What you should do
Output the material below unchanged, apart from leaving out the pictures.

Data segment
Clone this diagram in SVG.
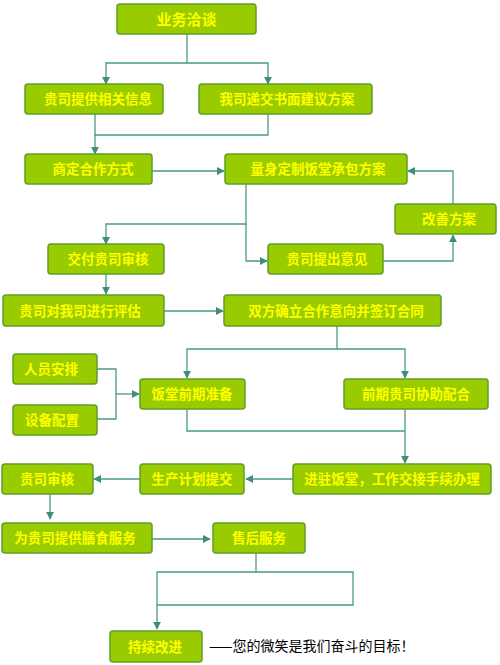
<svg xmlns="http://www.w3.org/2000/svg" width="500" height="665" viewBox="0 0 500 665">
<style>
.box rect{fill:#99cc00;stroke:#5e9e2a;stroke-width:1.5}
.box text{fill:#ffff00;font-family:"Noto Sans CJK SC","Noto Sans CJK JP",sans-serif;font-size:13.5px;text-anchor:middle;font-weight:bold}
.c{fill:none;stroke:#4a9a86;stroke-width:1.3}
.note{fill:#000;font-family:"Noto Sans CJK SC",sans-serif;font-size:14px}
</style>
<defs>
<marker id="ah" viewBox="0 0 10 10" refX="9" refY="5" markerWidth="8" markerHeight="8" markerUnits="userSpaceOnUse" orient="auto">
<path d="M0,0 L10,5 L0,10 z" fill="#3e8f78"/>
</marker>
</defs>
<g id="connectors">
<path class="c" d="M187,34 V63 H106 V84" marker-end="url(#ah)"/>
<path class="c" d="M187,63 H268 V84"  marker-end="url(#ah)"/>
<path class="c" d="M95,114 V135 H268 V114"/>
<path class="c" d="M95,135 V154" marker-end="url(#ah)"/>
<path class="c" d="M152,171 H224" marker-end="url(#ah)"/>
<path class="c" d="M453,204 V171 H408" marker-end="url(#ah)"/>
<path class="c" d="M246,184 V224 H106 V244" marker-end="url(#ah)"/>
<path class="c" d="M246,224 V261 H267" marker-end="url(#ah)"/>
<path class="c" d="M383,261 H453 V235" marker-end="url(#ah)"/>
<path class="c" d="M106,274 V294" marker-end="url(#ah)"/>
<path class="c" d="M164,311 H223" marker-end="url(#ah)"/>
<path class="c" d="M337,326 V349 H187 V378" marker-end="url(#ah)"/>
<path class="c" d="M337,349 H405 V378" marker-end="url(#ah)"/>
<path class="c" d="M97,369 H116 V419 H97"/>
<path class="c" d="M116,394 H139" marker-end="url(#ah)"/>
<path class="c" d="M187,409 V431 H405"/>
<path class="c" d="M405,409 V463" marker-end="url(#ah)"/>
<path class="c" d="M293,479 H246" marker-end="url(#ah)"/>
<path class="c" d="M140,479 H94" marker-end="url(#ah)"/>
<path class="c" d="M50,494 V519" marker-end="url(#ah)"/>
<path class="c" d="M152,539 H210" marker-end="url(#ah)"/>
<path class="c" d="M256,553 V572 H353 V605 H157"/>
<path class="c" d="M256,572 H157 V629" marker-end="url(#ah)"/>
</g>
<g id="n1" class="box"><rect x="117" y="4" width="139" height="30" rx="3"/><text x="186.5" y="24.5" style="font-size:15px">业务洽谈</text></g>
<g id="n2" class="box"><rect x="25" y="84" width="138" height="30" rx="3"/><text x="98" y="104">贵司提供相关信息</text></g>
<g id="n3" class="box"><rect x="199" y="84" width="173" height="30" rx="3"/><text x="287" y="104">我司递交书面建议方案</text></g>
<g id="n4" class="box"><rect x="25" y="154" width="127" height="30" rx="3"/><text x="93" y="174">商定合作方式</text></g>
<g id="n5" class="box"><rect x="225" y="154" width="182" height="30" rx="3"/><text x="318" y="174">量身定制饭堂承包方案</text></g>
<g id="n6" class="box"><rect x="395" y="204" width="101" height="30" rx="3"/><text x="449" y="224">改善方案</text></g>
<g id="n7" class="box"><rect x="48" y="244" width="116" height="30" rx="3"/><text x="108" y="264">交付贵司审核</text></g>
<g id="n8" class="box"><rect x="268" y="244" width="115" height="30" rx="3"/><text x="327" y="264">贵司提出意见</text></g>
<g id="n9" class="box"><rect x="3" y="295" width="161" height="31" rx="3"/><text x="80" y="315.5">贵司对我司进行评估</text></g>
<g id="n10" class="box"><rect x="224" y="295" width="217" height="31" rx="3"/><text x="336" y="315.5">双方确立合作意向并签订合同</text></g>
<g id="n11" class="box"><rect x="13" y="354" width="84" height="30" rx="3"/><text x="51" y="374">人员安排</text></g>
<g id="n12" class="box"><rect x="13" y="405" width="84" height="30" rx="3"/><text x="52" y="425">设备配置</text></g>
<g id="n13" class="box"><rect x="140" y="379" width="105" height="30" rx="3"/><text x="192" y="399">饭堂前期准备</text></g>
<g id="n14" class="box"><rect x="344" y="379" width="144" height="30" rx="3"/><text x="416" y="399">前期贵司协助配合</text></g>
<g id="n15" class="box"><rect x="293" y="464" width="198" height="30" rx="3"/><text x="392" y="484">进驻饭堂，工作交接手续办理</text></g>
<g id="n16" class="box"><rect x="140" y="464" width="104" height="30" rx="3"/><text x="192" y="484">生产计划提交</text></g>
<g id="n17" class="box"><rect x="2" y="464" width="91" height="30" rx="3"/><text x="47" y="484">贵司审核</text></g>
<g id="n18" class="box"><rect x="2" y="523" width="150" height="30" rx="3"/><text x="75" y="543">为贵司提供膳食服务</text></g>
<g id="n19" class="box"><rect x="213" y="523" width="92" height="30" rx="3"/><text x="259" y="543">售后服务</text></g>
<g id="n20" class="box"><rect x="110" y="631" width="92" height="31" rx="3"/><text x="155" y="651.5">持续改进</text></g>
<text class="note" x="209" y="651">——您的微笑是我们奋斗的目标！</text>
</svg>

Expected answer
Clone this diagram in SVG.
<svg xmlns="http://www.w3.org/2000/svg" width="500" height="665" viewBox="0 0 500 665">
<style>
.box rect{fill:#99cc00;stroke:#5e9e2a;stroke-width:1.5}
.box text{fill:#ffff00;font-family:"Noto Sans CJK SC","Noto Sans CJK JP",sans-serif;font-size:13.5px;text-anchor:middle;font-weight:bold}
.c{fill:none;stroke:#4a9a86;stroke-width:1.3}
.note{fill:#000;font-family:"Noto Sans CJK SC",sans-serif;font-size:14px}
</style>
<defs>
<marker id="ah" viewBox="0 0 10 10" refX="9" refY="5" markerWidth="8" markerHeight="8" markerUnits="userSpaceOnUse" orient="auto">
<path d="M0,0 L10,5 L0,10 z" fill="#3e8f78"/>
</marker>
</defs>
<g id="connectors">
<path class="c" d="M187,34 V63 H106 V84" marker-end="url(#ah)"/>
<path class="c" d="M187,63 H268 V84"  marker-end="url(#ah)"/>
<path class="c" d="M95,114 V135 H268 V114"/>
<path class="c" d="M95,135 V154" marker-end="url(#ah)"/>
<path class="c" d="M152,171 H224" marker-end="url(#ah)"/>
<path class="c" d="M453,204 V171 H408" marker-end="url(#ah)"/>
<path class="c" d="M246,184 V224 H106 V244" marker-end="url(#ah)"/>
<path class="c" d="M246,224 V261 H267" marker-end="url(#ah)"/>
<path class="c" d="M383,261 H453 V235" marker-end="url(#ah)"/>
<path class="c" d="M106,274 V294" marker-end="url(#ah)"/>
<path class="c" d="M164,311 H223" marker-end="url(#ah)"/>
<path class="c" d="M337,326 V349 H187 V378" marker-end="url(#ah)"/>
<path class="c" d="M337,349 H405 V378" marker-end="url(#ah)"/>
<path class="c" d="M97,369 H116 V419 H97"/>
<path class="c" d="M116,394 H139" marker-end="url(#ah)"/>
<path class="c" d="M187,409 V431 H405"/>
<path class="c" d="M405,409 V463" marker-end="url(#ah)"/>
<path class="c" d="M293,479 H246" marker-end="url(#ah)"/>
<path class="c" d="M140,479 H94" marker-end="url(#ah)"/>
<path class="c" d="M50,494 V519" marker-end="url(#ah)"/>
<path class="c" d="M152,539 H210" marker-end="url(#ah)"/>
<path class="c" d="M256,553 V572 H353 V605 H157"/>
<path class="c" d="M256,572 H157 V629" marker-end="url(#ah)"/>
</g>
<g id="n1" class="box"><rect x="117" y="4" width="139" height="30" rx="3"/><text x="186.5" y="24.5" style="font-size:15px">业务洽谈</text></g>
<g id="n2" class="box"><rect x="25" y="84" width="138" height="30" rx="3"/><text x="98" y="104">贵司提供相关信息</text></g>
<g id="n3" class="box"><rect x="199" y="84" width="173" height="30" rx="3"/><text x="287" y="104">我司递交书面建议方案</text></g>
<g id="n4" class="box"><rect x="25" y="154" width="127" height="30" rx="3"/><text x="93" y="174">商定合作方式</text></g>
<g id="n5" class="box"><rect x="225" y="154" width="182" height="30" rx="3"/><text x="318" y="174">量身定制饭堂承包方案</text></g>
<g id="n6" class="box"><rect x="395" y="204" width="101" height="30" rx="3"/><text x="449" y="224">改善方案</text></g>
<g id="n7" class="box"><rect x="48" y="244" width="116" height="30" rx="3"/><text x="108" y="264">交付贵司审核</text></g>
<g id="n8" class="box"><rect x="268" y="244" width="115" height="30" rx="3"/><text x="327" y="264">贵司提出意见</text></g>
<g id="n9" class="box"><rect x="3" y="295" width="161" height="31" rx="3"/><text x="80" y="315.5">贵司对我司进行评估</text></g>
<g id="n10" class="box"><rect x="224" y="295" width="217" height="31" rx="3"/><text x="336" y="315.5">双方确立合作意向并签订合同</text></g>
<g id="n11" class="box"><rect x="13" y="354" width="84" height="30" rx="3"/><text x="51" y="374">人员安排</text></g>
<g id="n12" class="box"><rect x="13" y="405" width="84" height="30" rx="3"/><text x="52" y="425">设备配置</text></g>
<g id="n13" class="box"><rect x="140" y="379" width="105" height="30" rx="3"/><text x="192" y="399">饭堂前期准备</text></g>
<g id="n14" class="box"><rect x="344" y="379" width="144" height="30" rx="3"/><text x="416" y="399">前期贵司协助配合</text></g>
<g id="n15" class="box"><rect x="293" y="464" width="198" height="30" rx="3"/><text x="392" y="484">进驻饭堂，工作交接手续办理</text></g>
<g id="n16" class="box"><rect x="140" y="464" width="104" height="30" rx="3"/><text x="192" y="484">生产计划提交</text></g>
<g id="n17" class="box"><rect x="2" y="464" width="91" height="30" rx="3"/><text x="47" y="484">贵司审核</text></g>
<g id="n18" class="box"><rect x="2" y="523" width="150" height="30" rx="3"/><text x="75" y="543">为贵司提供膳食服务</text></g>
<g id="n19" class="box"><rect x="213" y="523" width="92" height="30" rx="3"/><text x="259" y="543">售后服务</text></g>
<g id="n20" class="box"><rect x="110" y="631" width="92" height="31" rx="3"/><text x="155" y="651.5">持续改进</text></g>
<text class="note" x="209" y="651">——您的微笑是我们奋斗的目标！</text>
</svg>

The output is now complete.